I don't like that, so I use:

val df3 = sqlContext.read.
  schema(dfSc).
  json("./data/partialRevOnly.json")

where the original schema was dfSc. So now I get exactly the schema I had before with the removed data:

root
 |-- comments: array (nullable = true)
 |    |-- element: struct (containsNull = true)
 |    |    |-- comId: string (nullable = true)
 |    |    |-- content: string (nullable = true)
 |-- createHour: string (nullable = true)
 |-- gid: string (nullable = true)
 |-- replies: array (nullable = true)
 |    |-- element: struct (containsNull = true)
 |    |    |-- content: string (nullable = true)
 |    |    |-- repId: string (nullable = true)
 |-- revisions: array (nullable = true)
 |    |-- element: struct (containsNull = true)
 |    |    |-- modDate: string (nullable = true)
 |    |    |-- revId: string (nullable = true)

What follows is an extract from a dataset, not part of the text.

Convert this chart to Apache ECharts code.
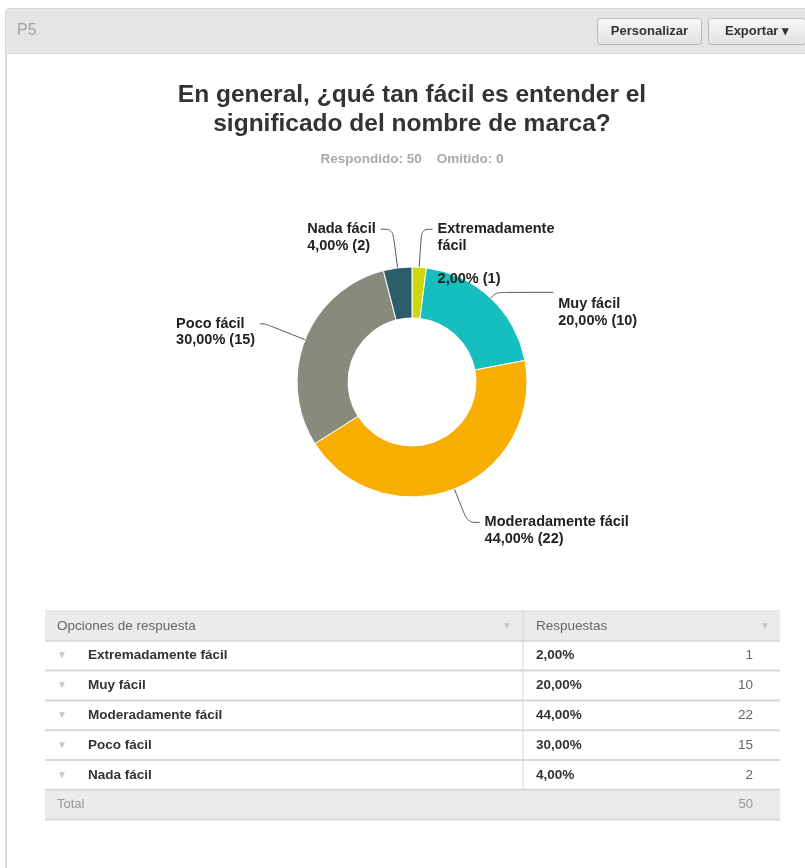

This is perfect ... well almost. I would like to assign this schema to a variable similar to this:

val textSc =  StructField(comments,ArrayType(StructType(StructField(comId,StringType,true), StructField(content,StringType,true)),true),true),
    StructField(createHour,StringType,true),
    StructField(gid,StringType,true),
    StructField(replies,ArrayType(StructType(StructField(content,StringType,true), StructField(repId,StringType,true)),true),true),
    StructField(revisions,ArrayType(StructType(StructField(modDate,StringType,true), StructField(revId,StringType,true)),true),true)

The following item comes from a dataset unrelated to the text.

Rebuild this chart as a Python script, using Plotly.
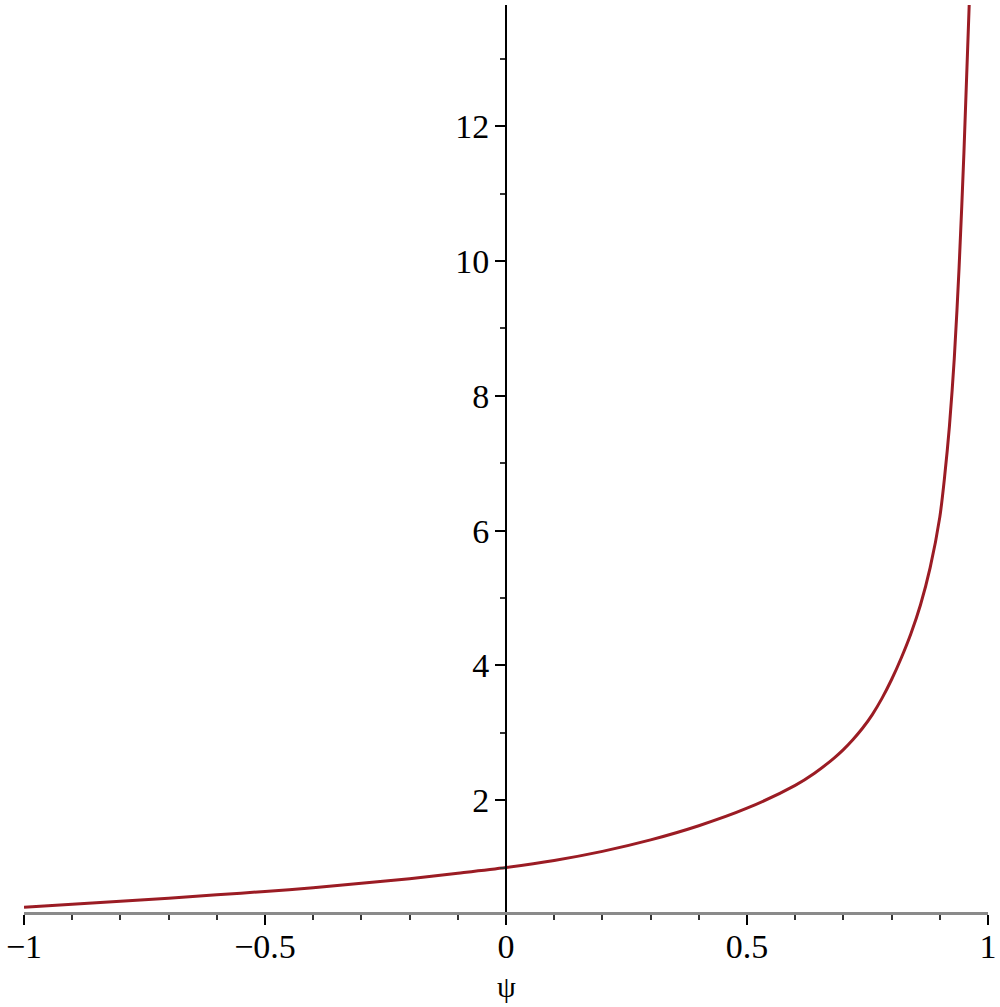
import plotly.graph_objects as go

# values
psi = [-1.0, -0.9, -0.8, -0.7, -0.6, -0.5, -0.4, -0.3, -0.2, -0.1,
       0.0, 0.1, 0.2, 0.3, 0.4, 0.5, 0.6, 0.64, 0.68, 0.70,
       0.72, 0.74, 0.76, 0.78, 0.8, 0.82, 0.84, 0.86, 0.88, 0.9,
       0.91, 0.92, 0.93, 0.94, 0.95, 0.961]
value = [0.41, 0.455, 0.50, 0.545, 0.595, 0.645, 0.70, 0.765, 0.835, 0.915,
         1.00, 1.105, 1.24, 1.41, 1.62, 1.88, 2.22, 2.40, 2.62, 2.75,
         2.90, 3.07, 3.27, 3.51, 3.79, 4.11, 4.47, 4.90, 5.45, 6.20,
         6.80, 7.55, 8.55, 9.90, 11.6, 13.8]

x_ticks = [-1, -0.5, 0, 0.5, 1]
x_labels = ["\u22121", "\u22120.5", "0", "0.5", "1"]
y_ticks = [2, 4, 6, 8, 10, 12]
y_labels = ["2", "4", "6", "8", "10", "12"]

serif = "Liberation Serif, Times New Roman, serif"

fig = go.Figure(go.Scatter(
    x=psi,
    y=value,
    mode="lines",
    line=dict(color="#9B1C24", width=3, shape="spline", smoothing=0.8),
    showlegend=False,
))

fig.update_layout(
    width=1000,
    height=1007,
    margin=dict(l=24, r=12, t=5, b=95),
    plot_bgcolor="white",
    paper_bgcolor="white",
)

fig.update_xaxes(
    range=[-1, 1],
    automargin=False,
    showgrid=False,
    zeroline=False,
    showline=True,
    linecolor="#8a8a8a",
    linewidth=3,
    ticks="outside",
    ticklen=10,
    tickwidth=2,
    tickcolor="black",
    tickvals=x_ticks,
    ticktext=x_labels,
    tickfont=dict(family=serif, size=34, color="black"),
    ticklabelstandoff=-8,
    ticklabeloverflow="allow",
    minor=dict(dtick=0.1, tick0=0, ticks="outside", ticklen=5, tickwidth=2, tickcolor="#333"),
)

fig.update_yaxes(
    range=[0.34, 13.8],
    automargin=False,
    anchor="free",
    position=0.5,
    showgrid=False,
    zeroline=False,
    showline=True,
    linecolor="black",
    linewidth=2,
    ticks="outside",
    ticklen=10,
    tickwidth=2,
    tickcolor="black",
    tickvals=y_ticks,
    ticktext=y_labels,
    tickfont=dict(family=serif, size=34, color="black"),
    ticklabelstandoff=-1,
    minor=dict(dtick=1, tick0=1, ticks="outside", ticklen=5, tickwidth=2, tickcolor="#333"),
)

# axis name sits under the 0 tick, as in the reference
fig.add_annotation(
    text="\u03c8",
    x=0, xref="x",
    y=0, yref="paper",
    yanchor="top",
    yshift=-56,
    showarrow=False,
    font=dict(family=serif, size=30, color="black"),
)

# drop the page's default body margin so the figure fills the window
fig.write_html(
    "out.html",
    config={"displayModeBar": False},
    post_script="document.body.style.margin = '0px';",
)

OK - This won't work due to double quotes, and 'some other structural' stuff, so try this (with error):

import org.apache.spark.sql.types._

val textSc = StructType(Array(
    StructField("comments",ArrayType(StructType(StructField("comId",StringType,true), StructField("content",StringType,true)),true),true),
    StructField("createHour",StringType,true),
    StructField("gid",StringType,true),
    StructField("replies",ArrayType(StructType(StructField("content",StringType,true), StructField("repId",StringType,true)),true),true),
    StructField("revisions",ArrayType(StructType(StructField("modDate",StringType,true), StructField("revId",StringType,true)),true),true)
))

Name: Compile Error
Message: <console>:78: error: overloaded method value apply with alternatives:
  (fields: Array[org.apache.spark.sql.types.StructField])org.apache.spark.sql.types.StructType <and>
  (fields: java.util.List[org.apache.spark.sql.types.StructField])org.apache.spark.sql.types.StructType <and>
  (fields: Seq[org.apache.spark.sql.types.StructField])org.apache.spark.sql.types.StructType
 cannot be applied to (org.apache.spark.sql.types.StructField, org.apache.spark.sql.types.StructField)
           StructField("comments",ArrayType(StructType(StructField("comId",StringType,true), StructField("content",StringType,true)),true),true),

... Without this error (that I cannot figure a quick way around), I would like to then use textSc in place of dfSc to read in the JSON data with an imposed schema.

I cannot find a '1-to-1 match' way of getting (via println or ...) the schema with acceptable syntax (sort of like above). I suppose some coding can be done with case matching to iron out the double quotes. However, I'm still unclear what rules are required to get the exact schema out of the test fixture that I can simply re-use in my recurring production (versus test fixture) code. Is there a way to get this schema to print exactly as I would code it?

Note: This includes double quotes and all the proper StructField/Types and so forth to be code-compatible drop in.

As a sidebar, I thought about saving a fully-formed golden JSON file to use at the start of the Spark job, but I would like to eventually use date fields and other more concise types instead of strings at the applicable structural locations.

How can I get the dataFrame information coming out of my test harness (using a fully-formed JSON input row with comments and replies) to a point where I can drop the schema as source-code into production code Scala Spark job?

Note: The best answer is some coding means, but an explanation so I can trudge, plod, toil, wade, plow and slog thru the coding is helpful too. :)

codeaperature about 8 years

Ok - I confess that the error message is a bit cryptic for me. I've tested your suggestion and it works. I'm still seeking a programmatic way to build the schema. With your help, I know how to make the schema by hand now ... and that's a big step -- especially when the schema needs to be tweaked to make columns like date be more representative types than strings . Thanks for your help.
Davos almost 7 years

The error is certainly cryptic. Types and other classes in Scala can appear like functions, where they have an apply method defined. Appending .apply is optional. e.g. StructType.apply() is the same as StructType() . That explains the error "value apply method". The "overloading" refers to the StructType apply method (also technically a constructor) having multiple incantations. It can hold either, Seq, Array or List. Any of those would work here. Seq is a good option though, it's more generalized and don't really need the additional traits of List or Array.
Davos almost 7 years

I've tried this with Spark 2.1.0 and it works well. Just have to import these: import org.apache.spark.sql.Dataset import org.apache.spark.sql.catalyst.parser.LegacyTypeStringParser import scala.util.Try val caseclassstring = """StructType(Array(StructField(comments,ArrayType(StructTyp‌e(List(StructField(c‌omId,DateType,true) ... """ deserializeSchema(caseclassstring)